Written request: Quote the whole listing word for word. Do not include the pictures.

- - - - -

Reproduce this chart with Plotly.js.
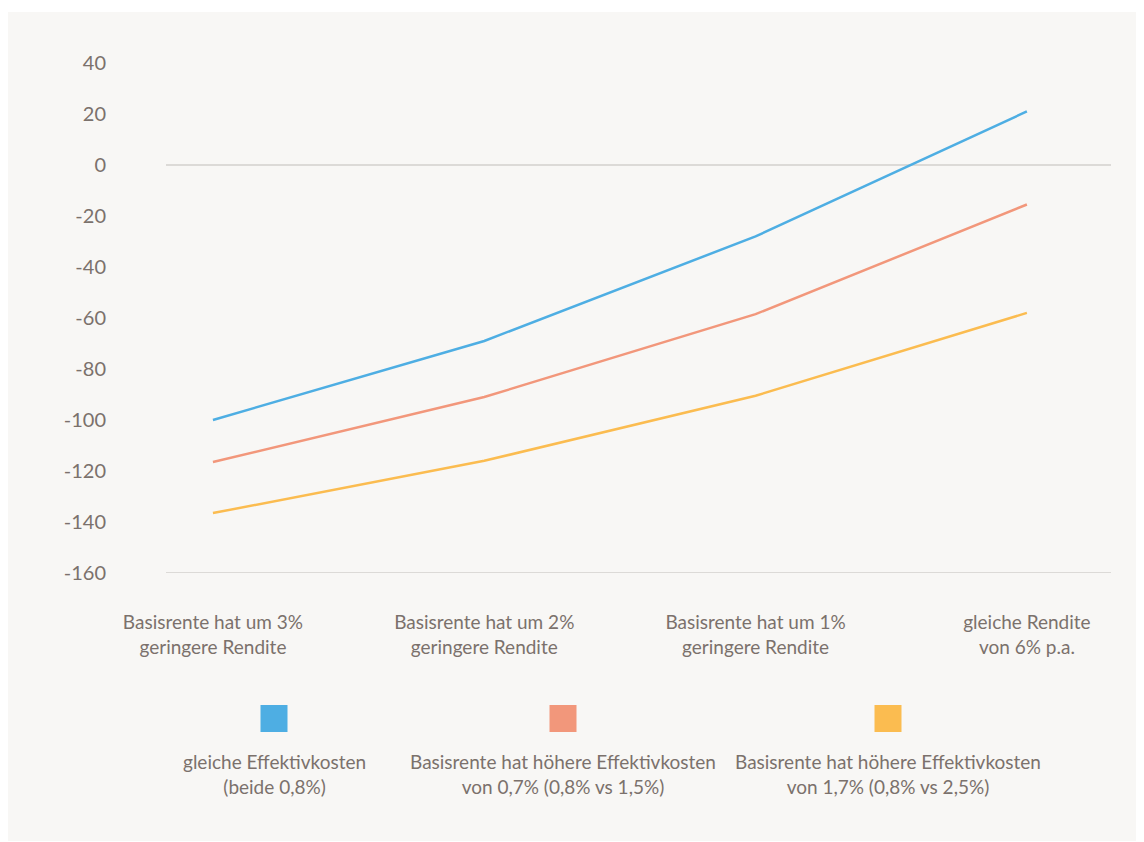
<!DOCTYPE html>
<html>
<head>
<meta charset="utf-8">
<script src="https://cdn.plot.ly/plotly-3.0.1.min.js"></script>
<style>
  html, body { margin: 0; padding: 0; background: #ffffff; }
  #chart { width: 1144px; height: 842px; }
</style>
</head>
<body>
<div id="chart"></div>
<script>
// ---- data ----
const categories = [
  "Basisrente hat um 3%<br>geringere Rendite",
  "Basisrente hat um 2%<br>geringere Rendite",
  "Basisrente hat um 1%<br>geringere Rendite",
  "gleiche Rendite<br>von 6% p.a."
];
const seriesNames = [
  "gleiche Effektivkosten<br>(beide 0,8%)",
  "Basisrente hat höhere Effektivkosten<br>von 0,7% (0,8% vs 1,5%)",
  "Basisrente hat höhere Effektivkosten<br>von 1,7% (0,8% vs 2,5%)"
];
const gleicheKosten = [-100, -69, -28, 21];
const hoehereKosten07 = [-116.5, -91, -58.5, -15.5];
const hoehereKosten17 = [-136.5, -116, -90.5, -58];
const yTickValues = [40, 20, 0, -20, -40, -60, -80, -100, -120, -140, -160];

// ---- styling ----
const colors = ["#4eaee3", "#f2977b", "#fbbc50"];
const textColor = "#7b716c";
const fontFamily = "Lato, 'Open Sans', sans-serif";
const W = 1144, H = 842;

const seriesValues = [gleicheKosten, hoehereKosten07, hoehereKosten17];
const xIdx = categories.map((c, i) => i);

const traces = seriesValues.map((vals, k) => ({
  type: "scatter",
  mode: "lines",
  x: xIdx,
  y: vals,
  name: seriesNames[k],
  line: { color: colors[k], width: 2.5 },
  hoverinfo: "skip",
  showlegend: false
}));

// legend built from series names/colors
const legendCenters = [274 / W, 563 / W, 888 / W];
const swatch = 27;
const shapes = [
  { type: "rect", xref: "paper", yref: "paper", layer: "below",
    x0: 8 / W, x1: 1136 / W, y0: (H - 841) / H, y1: (H - 12) / H,
    fillcolor: "#f8f7f5", line: { width: 0 } }
];
const annotations = [];
seriesNames.forEach((n, k) => {
  const cx = legendCenters[k];
  shapes.push({
    type: "rect", xref: "paper", yref: "paper",
    x0: cx - (swatch / 2) / W, x1: cx + (swatch / 2) / W,
    y0: (H - 732) / H, y1: (H - 705) / H,
    fillcolor: colors[k], line: { width: 0 }
  });
  annotations.push({
    xref: "paper", yref: "paper", x: cx, y: (H - 774) / H,
    xanchor: "center", yanchor: "middle", align: "center",
    showarrow: false, text: n,
    font: { family: fontFamily, size: 19, color: textColor }
  });
});

const layout = {
  width: W, height: H,
  margin: { l: 0, r: 0, t: 0, b: 0 },
  paper_bgcolor: "#ffffff",
  plot_bgcolor: "rgba(0,0,0,0)",
  showlegend: false,
  font: { family: fontFamily, color: textColor },
  xaxis: {
    domain: [166 / W, 1111 / W],
    range: [-0.173, 3.31],
    tickmode: "array",
    tickvals: xIdx,
    ticktext: categories,
    showgrid: false,
    zeroline: false,
    showline: false,
    ticks: "outside",
    ticklen: 32,
    tickcolor: "rgba(0,0,0,0)",
    tickfont: { family: fontFamily, size: 19, color: textColor }
  },
  yaxis: {
    domain: [(H - 573) / H, (H - 63) / H],
    range: [-160, 40],
    tickmode: "array",
    tickvals: yTickValues,
    ticktext: yTickValues.map(String),
    showgrid: false,
    zeroline: false,
    showline: false,
    ticks: "outside",
    ticklen: 55,
    tickcolor: "rgba(0,0,0,0)",
    tickfont: { family: fontFamily, size: 20, color: textColor }
  },
  shapes: shapes.concat([
    { type: "line", xref: "x domain", yref: "y", x0: 0, x1: 1, y0: 0, y1: 0,
      layer: "below", line: { color: "#dcdad7", width: 2 } },
    { type: "line", xref: "x domain", yref: "y", x0: 0, x1: 1, y0: -160, y1: -160,
      layer: "below", line: { color: "#dcdad7", width: 2 } }
  ]),
  annotations: annotations
};

Plotly.newPlot("chart", traces, layout, { displayModeBar: false, staticPlot: true });
</script>
</body>
</html>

- - - - -

The result:
Reproduce this chart with Plotly.js.
<!DOCTYPE html>
<html>
<head>
<meta charset="utf-8">
<script src="https://cdn.plot.ly/plotly-3.0.1.min.js"></script>
<style>
  html, body { margin: 0; padding: 0; background: #ffffff; }
  #chart { width: 1144px; height: 842px; }
</style>
</head>
<body>
<div id="chart"></div>
<script>
// ---- data ----
const categories = [
  "Basisrente hat um 3%<br>geringere Rendite",
  "Basisrente hat um 2%<br>geringere Rendite",
  "Basisrente hat um 1%<br>geringere Rendite",
  "gleiche Rendite<br>von 6% p.a."
];
const seriesNames = [
  "gleiche Effektivkosten<br>(beide 0,8%)",
  "Basisrente hat höhere Effektivkosten<br>von 0,7% (0,8% vs 1,5%)",
  "Basisrente hat höhere Effektivkosten<br>von 1,7% (0,8% vs 2,5%)"
];
const gleicheKosten = [-100, -69, -28, 21];
const hoehereKosten07 = [-116.5, -91, -58.5, -15.5];
const hoehereKosten17 = [-136.5, -116, -90.5, -58];
const yTickValues = [40, 20, 0, -20, -40, -60, -80, -100, -120, -140, -160];

// ---- styling ----
const colors = ["#4eaee3", "#f2977b", "#fbbc50"];
const textColor = "#7b716c";
const fontFamily = "Lato, 'Open Sans', sans-serif";
const W = 1144, H = 842;

const seriesValues = [gleicheKosten, hoehereKosten07, hoehereKosten17];
const xIdx = categories.map((c, i) => i);

const traces = seriesValues.map((vals, k) => ({
  type: "scatter",
  mode: "lines",
  x: xIdx,
  y: vals,
  name: seriesNames[k],
  line: { color: colors[k], width: 2.5 },
  hoverinfo: "skip",
  showlegend: false
}));

// legend built from series names/colors
const legendCenters = [274 / W, 563 / W, 888 / W];
const swatch = 27;
const shapes = [
  { type: "rect", xref: "paper", yref: "paper", layer: "below",
    x0: 8 / W, x1: 1136 / W, y0: (H - 841) / H, y1: (H - 12) / H,
    fillcolor: "#f8f7f5", line: { width: 0 } }
];
const annotations = [];
seriesNames.forEach((n, k) => {
  const cx = legendCenters[k];
  shapes.push({
    type: "rect", xref: "paper", yref: "paper",
    x0: cx - (swatch / 2) / W, x1: cx + (swatch / 2) / W,
    y0: (H - 732) / H, y1: (H - 705) / H,
    fillcolor: colors[k], line: { width: 0 }
  });
  annotations.push({
    xref: "paper", yref: "paper", x: cx, y: (H - 774) / H,
    xanchor: "center", yanchor: "middle", align: "center",
    showarrow: false, text: n,
    font: { family: fontFamily, size: 19, color: textColor }
  });
});

const layout = {
  width: W, height: H,
  margin: { l: 0, r: 0, t: 0, b: 0 },
  paper_bgcolor: "#ffffff",
  plot_bgcolor: "rgba(0,0,0,0)",
  showlegend: false,
  font: { family: fontFamily, color: textColor },
  xaxis: {
    domain: [166 / W, 1111 / W],
    range: [-0.173, 3.31],
    tickmode: "array",
    tickvals: xIdx,
    ticktext: categories,
    showgrid: false,
    zeroline: false,
    showline: false,
    ticks: "outside",
    ticklen: 32,
    tickcolor: "rgba(0,0,0,0)",
    tickfont: { family: fontFamily, size: 19, color: textColor }
  },
  yaxis: {
    domain: [(H - 573) / H, (H - 63) / H],
    range: [-160, 40],
    tickmode: "array",
    tickvals: yTickValues,
    ticktext: yTickValues.map(String),
    showgrid: false,
    zeroline: false,
    showline: false,
    ticks: "outside",
    ticklen: 55,
    tickcolor: "rgba(0,0,0,0)",
    tickfont: { family: fontFamily, size: 20, color: textColor }
  },
  shapes: shapes.concat([
    { type: "line", xref: "x domain", yref: "y", x0: 0, x1: 1, y0: 0, y1: 0,
      layer: "below", line: { color: "#dcdad7", width: 2 } },
    { type: "line", xref: "x domain", yref: "y", x0: 0, x1: 1, y0: -160, y1: -160,
      layer: "below", line: { color: "#dcdad7", width: 2 } }
  ]),
  annotations: annotations
};

Plotly.newPlot("chart", traces, layout, { displayModeBar: false, staticPlot: true });
</script>
</body>
</html>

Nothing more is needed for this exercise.